Please refer here for the model in pm:
import numpy as np
import pymc3 as pm
from scipy import stats
data = np.array([1.72, 1.58, 1.64, 1.58])
with pm.Model() as model1:
alpha = pm.AsymmetricLaplace('alpha', b = 22.14,
kappa = 1.54,
mu = 889.14)
scale_raw = pm.Beta('scale', alpha = 0.75,
beta = 1.51)
scale_transf = pm.Deterministic("scale_transf", scale_raw * scale_best_fit['beta']['scale'] + scale_best_fit['beta']['loc'])
pred = pm.Gamma("Annual_ins", alpha = alpha, beta = 1/scale_transf, observed = data)
trace = pm.sample(2000, tune = 8000)
So, ultimately I am trying to get a posterior distribution of data. I have 2 parameters in the Gamma distribution that I am estimating. Let’s just ignore the complication with the pm.Deterministic and assume that I already have the alpha and betas that I need as priors. So here is my attempt in quasi-pseudocode:
# initialize with random values
alpha_current = ?
beta_current = ?
alpha_array = np.zeros(1000)
beta_array = np.zeros(1000)
for i in range(1000):
# not sure whether this is correct, since the way I have it below seems actually like
# a likelihood
alpha_prior = stats.laplace_asymmetric.pdf(*alpha_params, alpha_current)
beta_prior = stats.beta.pdf(*beta_params, beta_current)
# Calculate likelihood
likelihood_current = stats.gamma.pdf(alpha = alpha_current, beta = beta_current, data)
post_current = np,prod(likelihood_current * alpha_prior * beta_prior)
alpha_proposed = np.random.normal(alpha_current, scale=0.5)
beta_proposed = np.random.normal(beta_current, scale=0.5)
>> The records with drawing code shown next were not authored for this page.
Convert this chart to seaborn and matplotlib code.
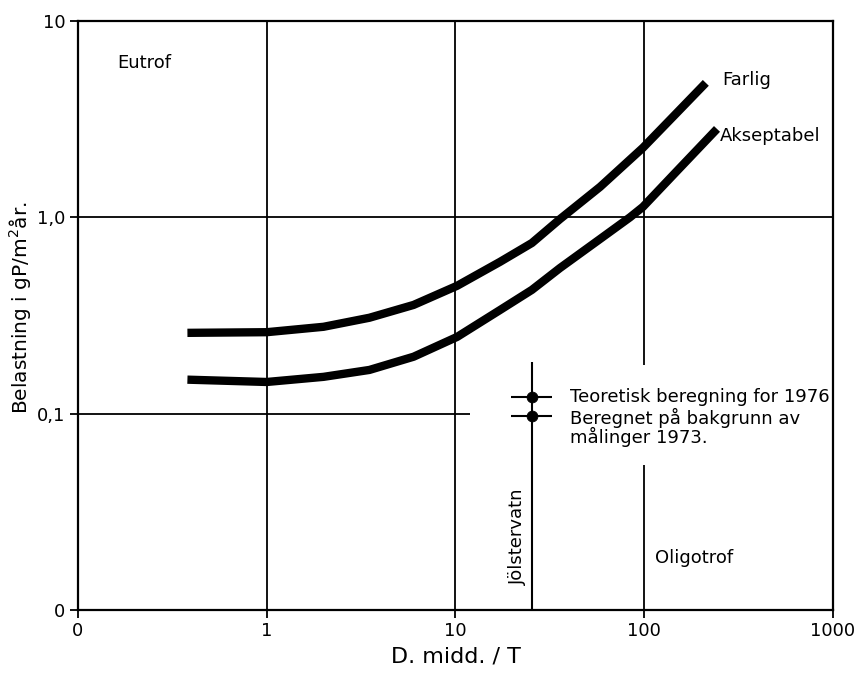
import numpy as np
import pandas as pd
import seaborn as sns
from matplotlib import pyplot as plt

# values (log-log; the "0" ticks stand one decade below 1 and 0,1)
farlig_x = [0.38, 1.0, 2.0, 3.5, 6.0, 10.2, 17.2, 25.4, 35.8, 58.4, 98.4, 145.5, 212]
farlig_y = [0.258, 0.26, 0.277, 0.308, 0.358, 0.448, 0.593, 0.74, 0.98, 1.43, 2.26, 3.33, 4.84]
akseptabel_x = [0.38, 1.0, 2.0, 3.5, 6.0, 10.2, 17.2, 25.4, 35.8, 58.4, 84, 98.4, 145.5, 243]
akseptabel_y = [0.149, 0.145, 0.154, 0.167, 0.195, 0.246, 0.337, 0.427, 0.552, 0.776, 1.0, 1.13, 1.68, 2.82]

jolster_x = 25.4
jolster_y = [0.1216, 0.0973]

x_ticks = [0.1, 1, 10, 100, 1000]
x_labels = ["0", "1", "10", "100", "1000"]
y_ticks = [0.01, 0.1, 1, 10]
y_labels = ["0", "0,1", "1,0", "10"]

curves = pd.concat([
    pd.DataFrame({"x": farlig_x, "y": farlig_y, "kurve": "Farlig"}),
    pd.DataFrame({"x": akseptabel_x, "y": akseptabel_y, "kurve": "Akseptabel"}),
])

sns.set_style("white")
plt.rcParams['font.family'] = ['DejaVu Sans']
plt.rcParams['text.color'] = 'black'
plt.rcParams['axes.labelcolor'] = 'black'
plt.rcParams['xtick.color'] = 'black'
plt.rcParams['ytick.color'] = 'black'

fig = plt.figure(figsize=(8.56, 6.75), dpi=100)
ax = fig.add_axes([0.0911, 0.0963, 0.8820, 0.8726])
ax.set_xscale("log")
ax.set_yscale("log")
ax.set_xlim(0.1, 1000)
ax.set_ylim(0.01, 10)

# hand drawn guide lines
ax.vlines([1, 10], 0.01, 10, color="black", lw=1.3)
ax.vlines(100, 0.01, 0.0548, color="black", lw=1.3)
ax.vlines(100, 0.177, 10, color="black", lw=1.3)
ax.hlines(1, 0.1, 1000, color="black", lw=1.3)
ax.hlines(0.1, 0.1, 11.9, color="black", lw=1.3)

sns.lineplot(data=curves, x="x", y="y", units="kurve", estimator=None,
             color="black", lw=6, solid_capstyle="butt",
             solid_joinstyle="round", ax=ax, legend=False)

# Jolstervatn
ax.vlines(jolster_x, 0.01, 0.183, color="black", lw=1.5)
ax.hlines(jolster_y, jolster_x / 1.29, jolster_x * 1.275, color="black", lw=1.5)
sns.scatterplot(x=[jolster_x] * 2, y=jolster_y, color="black", s=60,
                edgecolor="black", ax=ax, legend=False, zorder=5)

fs = 13
ax.text(0.161, 6.12, "Eutrof", fontsize=fs, va="center", ha="left")
ax.text(258, 5.0, "Farlig", fontsize=fs, va="center", ha="left")
ax.text(252, 2.6, "Akseptabel", fontsize=fs, va="center", ha="left")
ax.text(114, 0.0184, "Oligotrof", fontsize=fs, va="center", ha="left")
ax.text(21.4, 0.0236, "Jölstervatn", fontsize=fs, va="center", ha="center",
        rotation=90)
ax.text(40.5, jolster_y[0], "Teoretisk beregning for 1976", fontsize=fs,
        va="center", ha="left")
ax.text(40.5, 0.107, "Beregnet på bakgrunn av\nmålinger 1973.", fontsize=fs,
        va="top", ha="left", linespacing=0.95)

ax.set_xticks(x_ticks)
ax.set_xticklabels(x_labels)
ax.set_yticks(y_ticks)
ax.set_yticklabels(y_labels)
ax.minorticks_off()
ax.tick_params(axis="both", direction="out", length=6, width=1.3,
               labelsize=13, pad=3, left=True, bottom=True)

for s in ax.spines.values():
    s.set_color("black")
    s.set_linewidth(1.6)

ax.set_xlabel("D. midd. / T", fontsize=16, labelpad=4)
ax.set_ylabel(r"Belastning i gP/m$^2$år.", fontsize=14.5)
ax.yaxis.set_label_coords(-0.06, 0.514)

fig.savefig("out.png", dpi=100)
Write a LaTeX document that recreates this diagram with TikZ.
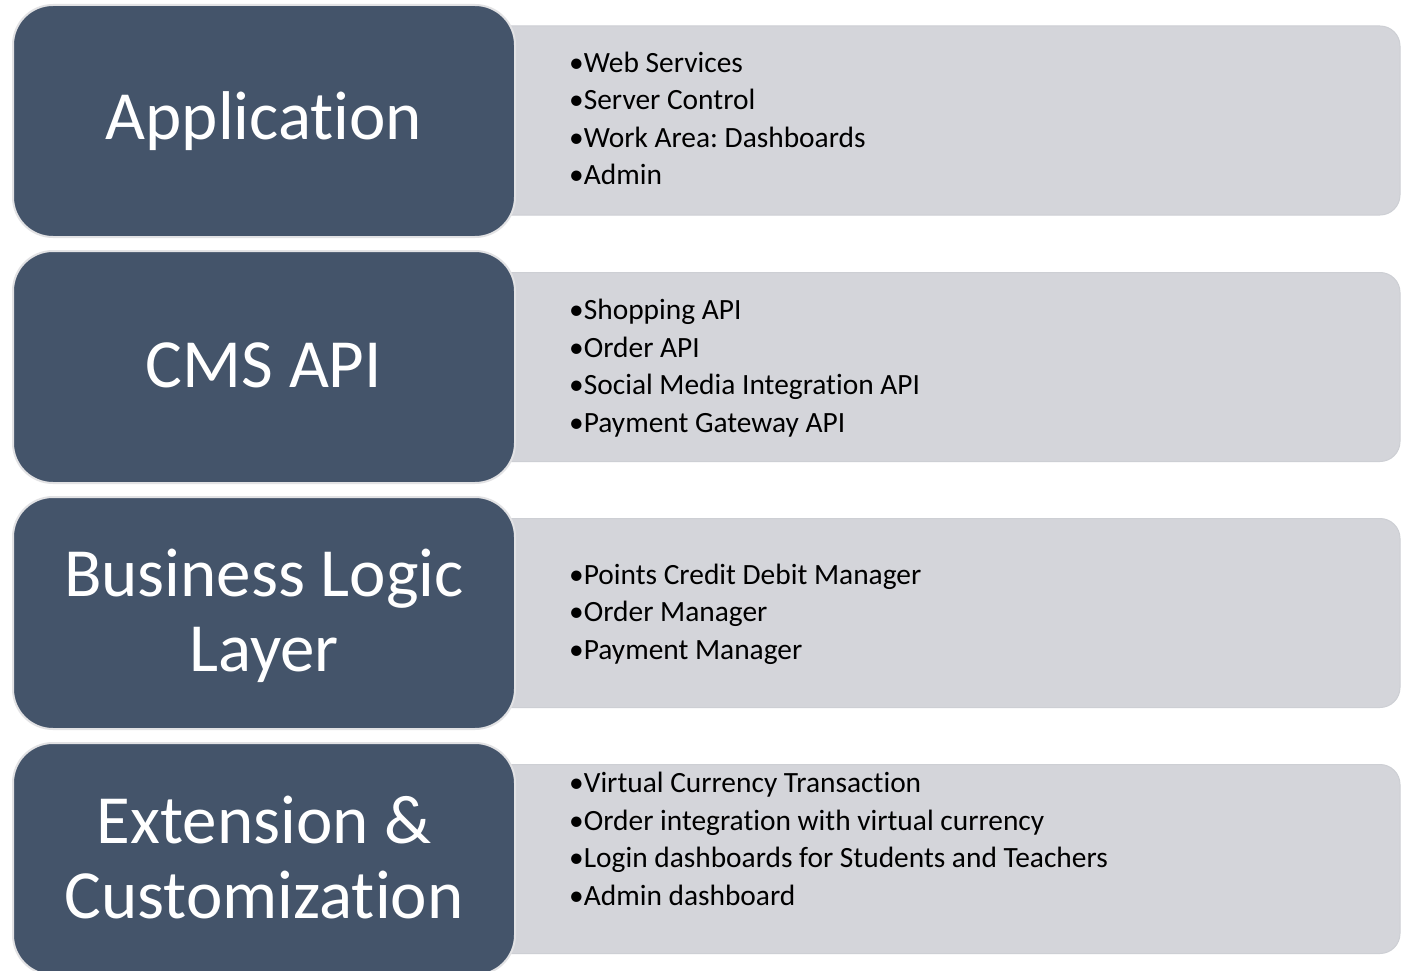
\documentclass[tikz,border=0pt]{standalone}
\usepackage{fontspec}
\setmainfont{Carlito}[Ligatures=NoCommon]
\frenchspacing
\definecolor{darkbox}{HTML}{44546A}
\definecolor{darkedge}{HTML}{E2E2E4}
\definecolor{lightbox}{HTML}{D4D5DA}
\definecolor{lightedge}{HTML}{CDCFD4}
\begin{document}
\begin{tikzpicture}[x=1pt,y=-1pt,
  layerbox/.style={fill=darkbox, draw=darkedge, line width=2pt, rounded corners=40pt,
    minimum width=502pt, minimum height=232pt, inner sep=0pt},
  layertext/.style={anchor=base, align=center, text=white, inner sep=0pt,
    font=\fontsize{69}{75}\selectfont},
  itembox/.style={fill=lightbox, draw=lightedge, line width=1pt, rounded corners=20pt,
    minimum width=920pt, minimum height=189pt, inner sep=0pt},
  itemtext/.style={anchor=base west, align=left, inner sep=0pt, text=black,
    font=\fontsize{29.4}{37.5}\selectfont}]
\clip (0,0) rectangle (1401,971);
\fill[white] (0,0) rectangle (1401,971);

% Row 1
\node[itembox] (g1) at (940,120.5) {};
\node[layerbox] (d1) at (264,121) {};
\node[layertext] (t1) at (264,140) {Application};
\node[itemtext] (i1) at (569,185) {•Web Services\\•Server Control\\•Work Area: Dashboards\\•Admin};

% Row 2
\node[itembox] (g2) at (940,367) {};
\node[layerbox] (d2) at (264,367) {};
\node[layertext] (t2) at (264,387) {CMS API};
\node[itemtext] (i2) at (569,432) {•Shopping API\\•Order API\\•Social Media Integration API\\•Payment Gateway API};

% Row 3
\node[itembox] (g3) at (940,613) {};
\node[layerbox] (d3) at (264,613) {};
\node[layertext] (t3) at (264,671) {Business Logic\\Layer};
\node[itemtext] (i3) at (569,659) {•Points Credit Debit Manager\\•Order Manager\\•Payment Manager};

% Row 4
\node[itembox] (g4) at (940,859) {};
\node[layerbox] (d4) at (264,859) {};
\node[layertext] (t4) at (264,918) {Extension \&\\Customization};
\node[itemtext] (i4) at (569,905) {•Virtual Currency Transaction\\•Order integration with virtual currency\\•Login dashboards for Students and Teachers\\•Admin dashboard};
\end{tikzpicture}
\end{document}
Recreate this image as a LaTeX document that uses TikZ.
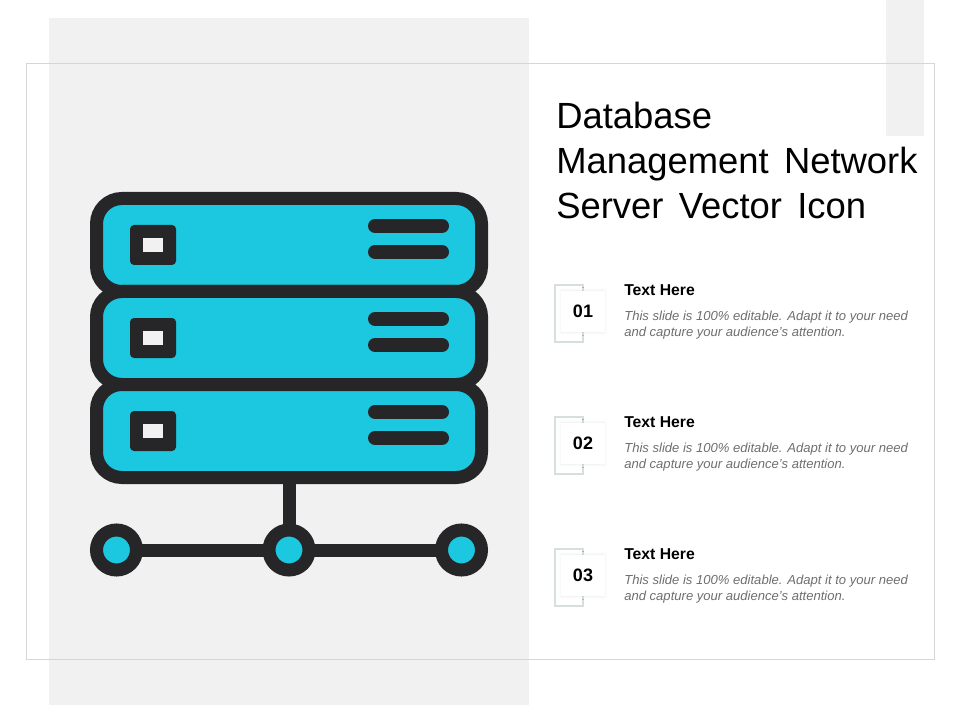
\documentclass[tikz,border=0pt]{standalone}
\usepackage{fontspec}
\setmainfont{Liberation Sans}
\newcommand{\titlefont}{\fontsize{27.3}{33.75}\selectfont\spaceskip=11.5pt\relax}
\definecolor{panel}{RGB}{241, 241, 241}
\definecolor{framing}{RGB}{214, 214, 214}
\definecolor{dark}{RGB}{38, 38, 40}
\definecolor{cyan}{RGB}{27, 200, 224}
\definecolor{tabline}{RGB}{214, 222, 222}
\definecolor{bodygray}{RGB}{110, 110, 110}
\usetikzlibrary{positioning, shadows.blur}
\tikzset{
    rack/.style={rectangle, rounded corners=19pt, minimum width=288.75pt, minimum height=69.75pt, draw=dark, fill=cyan, line width=9.75pt, outer sep=0pt},
    led/.style={rectangle, rounded corners=3pt, minimum width=34.5pt, minimum height=30pt, fill=dark},
    lamp/.style={rectangle, minimum width=15pt, minimum height=10.5pt, fill=panel},
    slot/.style={dark, line width=10.5pt, line cap=round},
    wire/.style={dark, line width=9.75pt},
    port/.style={circle, minimum size=30pt, draw=dark, fill=cyan, line width=9.75pt, outer sep=0pt},
    backtab/.style={rectangle, minimum width=21pt, minimum height=43pt, draw=tabline, line width=1.9pt},
    numtab/.style={rectangle, minimum width=32.5pt, minimum height=31pt, fill=white, blur shadow={shadow blur steps=8, shadow xshift=0pt, shadow yshift=0pt, shadow blur radius=2.5pt, shadow opacity=8}, font=\fontsize{13.5}{16}\selectfont\bfseries},
    heading/.style={anchor=north west, inner sep=0pt, font=\fontsize{11.8}{14}\selectfont\bfseries},
    bodytext/.style={anchor=north west, inner sep=0pt, align=left, text=bodygray, font=\fontsize{9.8}{12}\selectfont\itshape}
}
\begin{document}
\begin{tikzpicture}[x=0.75pt, y=-0.75pt]
    \useasboundingbox (0, 0) rectangle (960, 720);
    % Page furniture
    \fill[panel] (49, 18) rectangle (529, 705);
    \fill[panel] (886, 0) rectangle (924, 136);
    \draw[framing, line width=0.7pt] (26.5, 63.5) rectangle (934.5, 659);

    % Title
    \node[anchor=north west, inner sep=0pt, align=left, font=\titlefont] (title) at (556, 102) {Database\\Management Network\\Server Vector Icon};

    % Server units
    \foreach \name/\y in {a/245, b/338, c/431} {
        \node[rack] (rack\name) at (289, \y) {};
        \node[led] (led\name) at (153, \y) {};
        \node[lamp] (lamp\name) at (153, \y) {};
        \coordinate (slotl\name) at (375, \y-19);
        \coordinate (slotr\name) at (442, \y-19);
        \coordinate (slotm\name) at (375, \y+7);
        \coordinate (slotn\name) at (442, \y+7);
        \draw[slot] (slotl\name) -- (slotr\name);
        \draw[slot] (slotm\name) -- (slotn\name);
    }

    % Ports
    \node[port] (portl) at (116.5, 550) {};
    \node[port] (portm) at (289, 550) {};
    \node[port] (portr) at (461.5, 550) {};
    \draw[wire] (rackc.south) -- (portm.north);
    \draw[wire] (portl) -- (portm);
    \draw[wire] (portm) -- (portr);

    % Text items
    \foreach \num/\y in {01/311, 02/443, 03/575} {
        \node[backtab] (back\num) at (569, \y+2.5) {};
        \node[numtab] (tab\num) at (583, \y+0.5) {\num};
        \node[heading] (head\num) at (624, \y-27) {Text Here};
        \node[bodytext] (body\num) at (624, \y) {This slide is 100\% editable. Adapt it to your need\\and capture your audience's attention.};
    }
\end{tikzpicture}
\end{document}
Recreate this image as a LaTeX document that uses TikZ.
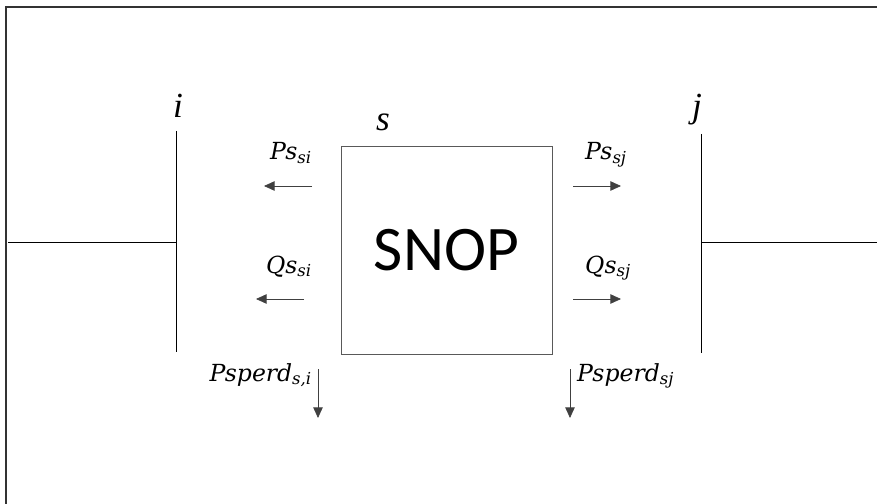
\documentclass[tikz,border=0pt]{standalone}
\usepackage{fontspec}
\setmainfont{Liberation Serif}
\newfontfamily\snopfont{Carlito}
\newfontfamily\flowfont{DejaVu Serif}
\usetikzlibrary{arrows.meta,positioning}
\newcommand{\flowtxt}[2]{#1\textsubscript{#2}}
\tikzset{
  frame/.style={line width=1.2pt,draw=black!80},
  bus/.style={line width=0.8pt,draw=black},
  flow/.style={-{Triangle[length=9pt,width=8pt]},line width=0.6pt,draw=black!75},
  flowlbl/.style={font=\flowfont\fontsize{20}{20}\selectfont\itshape,inner sep=0pt},
  buslbl/.style={font=\fontsize{30}{30}\selectfont\itshape,inner sep=0pt},
  snopbox/.style={draw=black!65,line width=0.8pt,font=\fontsize{54}{54}\snopfont,inner sep=0pt}
}
\begin{document}
\begin{tikzpicture}[x=0.85pt,y=-0.85pt]
  \useasboundingbox (0,0) rectangle (877,504);
  % frame
  \coordinate (fa) at (6,504);
  \coordinate (fb) at (6,7);
  \coordinate (fc) at (877,7);
  \draw[frame] (fa) -- (fb) -- (fc);
  % buses
  \coordinate (itop) at (176,131);
  \coordinate (ibot) at (176,352);
  \coordinate (ifeed) at (8,242);
  \coordinate (jtop) at (701,134);
  \coordinate (jbot) at (701,353);
  \coordinate (jfeed) at (877,242);
  \draw[bus] (itop) -- (ibot);
  \draw[bus] (ifeed) -- (ifeed-|itop);
  \draw[bus] (jtop) -- (jbot);
  \draw[bus] (jfeed) -- (jfeed-|jtop);
  \node[buslbl,anchor=base] (ilbl) at (178,118) {i};
  \node[buslbl,anchor=base] (jlbl) at (697,118) {j};
  % converter
  \node[snopbox,minimum width=179.4pt,minimum height=176.8pt] (snop) at (446.5,250) {SNOP};
  \node[buslbl,anchor=base] (slbl) at (383,131) {s};
  % flows
  \coordinate (psi0) at (312,186);  \coordinate (psi1) at (264,186);
  \coordinate (qsi0) at (304,299);  \coordinate (qsi1) at (256,299);
  \coordinate (psj0) at (573,186);  \coordinate (psj1) at (621,186);
  \coordinate (qsj0) at (573,299);  \coordinate (qsj1) at (621,299);
  \coordinate (lsi0) at (318,369);  \coordinate (lsi1) at (318,418);
  \coordinate (lsj0) at (570,369);  \coordinate (lsj1) at (570,418);
  \foreach \a/\b in {psi0/psi1,qsi0/qsi1,psj0/psj1,qsj0/qsj1,lsi0/lsi1,lsj0/lsj1}{\draw[flow] (\a) -- (\b);}
  \node[flowlbl,anchor=base east] (pslbl) at (312,160) {\flowtxt{Ps}{si}};
  \node[flowlbl,anchor=base east] (qslbl) at (312,273) {\flowtxt{Qs}{si}};
  \node[flowlbl,anchor=base west] (pjlbl) at (585,160) {\flowtxt{Ps}{sj}};
  \node[flowlbl,anchor=base west] (qjlbl) at (585,273) {\flowtxt{Qs}{sj}};
  \node[flowlbl,anchor=base east] (lilbl) at (312,381) {\flowtxt{Psperd}{s,i}};
  \node[flowlbl,anchor=base west] (ljlbl) at (577,381) {\flowtxt{Psperd}{sj}};
\end{tikzpicture}
\end{document}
# get priors - *params is prior parameters I specify
alpha_prior = stats.laplace_asymmetric.pdf(*alpha_params, alpha_proposed)
beta_prior = stats.beta.pdf(*beta_params, beta_proposed)
# Calculate likelihood
likelihood_proposed = stats.gamma.pdf(alpha = alpha_proposed, beta = beta_proposed, observed = data)
# Create posterior
post_proposed = np.prod(likelihood_proposed * alpha_prior * beta_prior)
# Compute the probability of move
ratio = post_proposed / post_current
p_move = min(ratio, 1)
random_draw = np.random.uniform(0,1)
if (random_draw < p_move):
alpha_current = alpha_proposed
beta_current = beta_proposed
# Store the current value
alpha_array[i] = alpha_current
beta_array[i] = beta_current
Does it matter that I have 4 values in the likelihood but only 1 value each for the alpha and beta? Is alpha and beta what I’m actually updating every time as I’ve specified?